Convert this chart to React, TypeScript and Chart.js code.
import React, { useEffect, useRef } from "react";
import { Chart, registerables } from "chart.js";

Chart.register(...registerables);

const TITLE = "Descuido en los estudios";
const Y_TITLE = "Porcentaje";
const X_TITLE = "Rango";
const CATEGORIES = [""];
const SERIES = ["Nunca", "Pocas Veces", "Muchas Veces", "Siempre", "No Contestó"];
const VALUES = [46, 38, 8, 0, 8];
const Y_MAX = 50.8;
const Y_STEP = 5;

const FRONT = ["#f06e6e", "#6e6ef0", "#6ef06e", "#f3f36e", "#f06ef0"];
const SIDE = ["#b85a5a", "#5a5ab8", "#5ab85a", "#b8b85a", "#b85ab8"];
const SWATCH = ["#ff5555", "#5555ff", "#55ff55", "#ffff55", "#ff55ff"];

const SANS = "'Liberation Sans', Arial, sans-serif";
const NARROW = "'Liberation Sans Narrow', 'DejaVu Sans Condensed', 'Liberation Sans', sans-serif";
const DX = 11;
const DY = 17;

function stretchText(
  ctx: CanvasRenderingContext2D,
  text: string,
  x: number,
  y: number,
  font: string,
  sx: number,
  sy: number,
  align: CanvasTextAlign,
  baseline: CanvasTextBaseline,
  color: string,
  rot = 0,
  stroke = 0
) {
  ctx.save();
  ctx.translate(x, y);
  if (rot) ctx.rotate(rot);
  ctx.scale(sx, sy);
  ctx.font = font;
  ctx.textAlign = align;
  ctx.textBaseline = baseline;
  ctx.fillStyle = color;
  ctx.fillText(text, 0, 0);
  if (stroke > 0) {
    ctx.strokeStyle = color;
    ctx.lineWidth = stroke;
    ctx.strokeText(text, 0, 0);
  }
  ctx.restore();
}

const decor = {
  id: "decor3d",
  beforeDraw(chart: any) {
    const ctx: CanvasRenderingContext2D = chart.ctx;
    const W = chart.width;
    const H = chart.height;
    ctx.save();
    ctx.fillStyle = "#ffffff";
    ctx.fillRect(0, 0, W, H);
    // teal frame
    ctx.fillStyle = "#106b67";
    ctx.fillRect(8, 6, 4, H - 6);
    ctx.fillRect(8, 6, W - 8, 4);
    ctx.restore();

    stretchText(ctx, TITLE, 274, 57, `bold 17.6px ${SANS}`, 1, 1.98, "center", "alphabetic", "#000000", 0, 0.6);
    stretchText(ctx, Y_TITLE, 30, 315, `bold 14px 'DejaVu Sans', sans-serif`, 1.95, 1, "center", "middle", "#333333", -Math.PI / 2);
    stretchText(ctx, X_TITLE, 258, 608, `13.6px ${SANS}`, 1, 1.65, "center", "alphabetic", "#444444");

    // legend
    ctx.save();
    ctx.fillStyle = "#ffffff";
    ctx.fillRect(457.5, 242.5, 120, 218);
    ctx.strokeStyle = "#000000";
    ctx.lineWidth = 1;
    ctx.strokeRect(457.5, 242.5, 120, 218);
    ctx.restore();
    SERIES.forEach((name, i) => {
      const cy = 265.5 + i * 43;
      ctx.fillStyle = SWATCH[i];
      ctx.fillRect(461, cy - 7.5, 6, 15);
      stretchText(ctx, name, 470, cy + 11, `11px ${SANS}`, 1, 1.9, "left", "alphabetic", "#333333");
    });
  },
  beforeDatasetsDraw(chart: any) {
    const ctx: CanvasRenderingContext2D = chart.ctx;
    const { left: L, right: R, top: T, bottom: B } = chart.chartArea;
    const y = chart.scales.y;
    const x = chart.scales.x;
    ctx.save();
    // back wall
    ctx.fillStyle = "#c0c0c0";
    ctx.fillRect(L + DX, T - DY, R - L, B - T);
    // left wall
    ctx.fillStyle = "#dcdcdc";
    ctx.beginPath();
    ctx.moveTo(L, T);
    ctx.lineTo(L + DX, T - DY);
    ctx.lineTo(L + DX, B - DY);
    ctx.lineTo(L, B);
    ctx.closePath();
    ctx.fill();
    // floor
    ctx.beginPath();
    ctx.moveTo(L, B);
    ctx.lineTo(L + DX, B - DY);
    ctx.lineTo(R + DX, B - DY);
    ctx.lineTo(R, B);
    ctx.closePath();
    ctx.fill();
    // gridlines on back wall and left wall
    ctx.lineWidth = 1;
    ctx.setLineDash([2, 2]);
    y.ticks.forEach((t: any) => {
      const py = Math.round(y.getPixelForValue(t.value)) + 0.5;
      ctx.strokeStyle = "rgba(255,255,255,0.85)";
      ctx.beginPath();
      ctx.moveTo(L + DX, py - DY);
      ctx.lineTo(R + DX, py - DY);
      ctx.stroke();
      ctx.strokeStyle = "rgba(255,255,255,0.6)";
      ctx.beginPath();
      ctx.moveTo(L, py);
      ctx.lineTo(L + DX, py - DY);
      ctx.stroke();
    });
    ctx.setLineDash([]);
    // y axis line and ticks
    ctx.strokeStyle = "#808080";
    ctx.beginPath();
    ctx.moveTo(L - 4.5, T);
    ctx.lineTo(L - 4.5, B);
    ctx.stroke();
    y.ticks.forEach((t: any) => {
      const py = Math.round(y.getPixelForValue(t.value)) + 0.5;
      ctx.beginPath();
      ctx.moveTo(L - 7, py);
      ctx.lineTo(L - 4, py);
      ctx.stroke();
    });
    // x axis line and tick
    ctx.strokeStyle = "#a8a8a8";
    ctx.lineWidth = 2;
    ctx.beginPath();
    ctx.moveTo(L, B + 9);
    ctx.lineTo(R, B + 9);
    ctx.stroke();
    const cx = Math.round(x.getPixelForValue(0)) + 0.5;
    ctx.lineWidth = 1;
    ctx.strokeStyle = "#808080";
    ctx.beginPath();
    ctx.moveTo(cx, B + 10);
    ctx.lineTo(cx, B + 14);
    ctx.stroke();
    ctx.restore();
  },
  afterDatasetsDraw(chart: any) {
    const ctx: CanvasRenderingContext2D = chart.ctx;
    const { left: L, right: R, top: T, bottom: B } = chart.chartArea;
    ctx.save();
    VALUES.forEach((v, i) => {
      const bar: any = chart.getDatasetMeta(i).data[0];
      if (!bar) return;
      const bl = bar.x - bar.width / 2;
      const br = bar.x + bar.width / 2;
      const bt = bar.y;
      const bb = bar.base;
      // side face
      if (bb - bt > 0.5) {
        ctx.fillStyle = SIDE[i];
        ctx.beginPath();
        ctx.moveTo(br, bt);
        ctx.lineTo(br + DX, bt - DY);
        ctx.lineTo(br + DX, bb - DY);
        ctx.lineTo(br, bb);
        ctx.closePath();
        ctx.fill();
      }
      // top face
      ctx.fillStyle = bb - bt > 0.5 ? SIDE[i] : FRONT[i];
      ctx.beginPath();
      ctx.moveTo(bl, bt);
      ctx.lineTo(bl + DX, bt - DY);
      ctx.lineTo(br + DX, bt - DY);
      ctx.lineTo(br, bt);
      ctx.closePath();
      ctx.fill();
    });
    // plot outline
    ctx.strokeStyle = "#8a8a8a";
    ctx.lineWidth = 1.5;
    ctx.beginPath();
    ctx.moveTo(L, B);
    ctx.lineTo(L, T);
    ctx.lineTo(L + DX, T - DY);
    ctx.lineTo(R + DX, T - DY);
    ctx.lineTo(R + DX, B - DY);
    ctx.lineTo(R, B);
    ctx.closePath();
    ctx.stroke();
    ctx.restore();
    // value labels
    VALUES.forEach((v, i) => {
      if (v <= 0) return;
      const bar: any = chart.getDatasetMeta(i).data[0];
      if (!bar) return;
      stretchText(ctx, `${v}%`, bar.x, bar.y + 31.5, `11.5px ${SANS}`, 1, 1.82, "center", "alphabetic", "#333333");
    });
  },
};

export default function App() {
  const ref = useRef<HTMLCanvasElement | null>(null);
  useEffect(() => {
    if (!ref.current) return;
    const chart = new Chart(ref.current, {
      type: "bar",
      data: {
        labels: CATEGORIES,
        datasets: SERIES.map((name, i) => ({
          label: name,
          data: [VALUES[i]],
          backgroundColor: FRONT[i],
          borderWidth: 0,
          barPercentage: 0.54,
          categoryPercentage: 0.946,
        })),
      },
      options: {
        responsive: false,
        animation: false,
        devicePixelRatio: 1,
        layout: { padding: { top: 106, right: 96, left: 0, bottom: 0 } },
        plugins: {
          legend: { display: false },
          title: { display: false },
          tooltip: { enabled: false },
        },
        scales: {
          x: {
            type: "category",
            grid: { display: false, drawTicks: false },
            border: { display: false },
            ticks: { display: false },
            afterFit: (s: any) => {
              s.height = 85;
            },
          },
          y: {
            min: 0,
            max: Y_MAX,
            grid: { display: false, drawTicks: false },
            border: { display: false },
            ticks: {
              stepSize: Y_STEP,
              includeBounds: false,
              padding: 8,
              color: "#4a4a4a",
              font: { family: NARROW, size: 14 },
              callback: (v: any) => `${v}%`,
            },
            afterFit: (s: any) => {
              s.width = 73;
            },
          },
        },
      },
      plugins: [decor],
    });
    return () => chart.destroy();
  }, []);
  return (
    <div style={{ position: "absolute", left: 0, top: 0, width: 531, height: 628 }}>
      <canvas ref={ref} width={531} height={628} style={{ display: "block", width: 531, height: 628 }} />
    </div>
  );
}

------------------------------------------------

WHAT YOU ARE ASKED TO DO:
Select the lines that carry the string "React" and copy them.

TASK OUTPUT:
Convert this chart to React, TypeScript and Chart.js code.
import React, { useEffect, useRef } from "react";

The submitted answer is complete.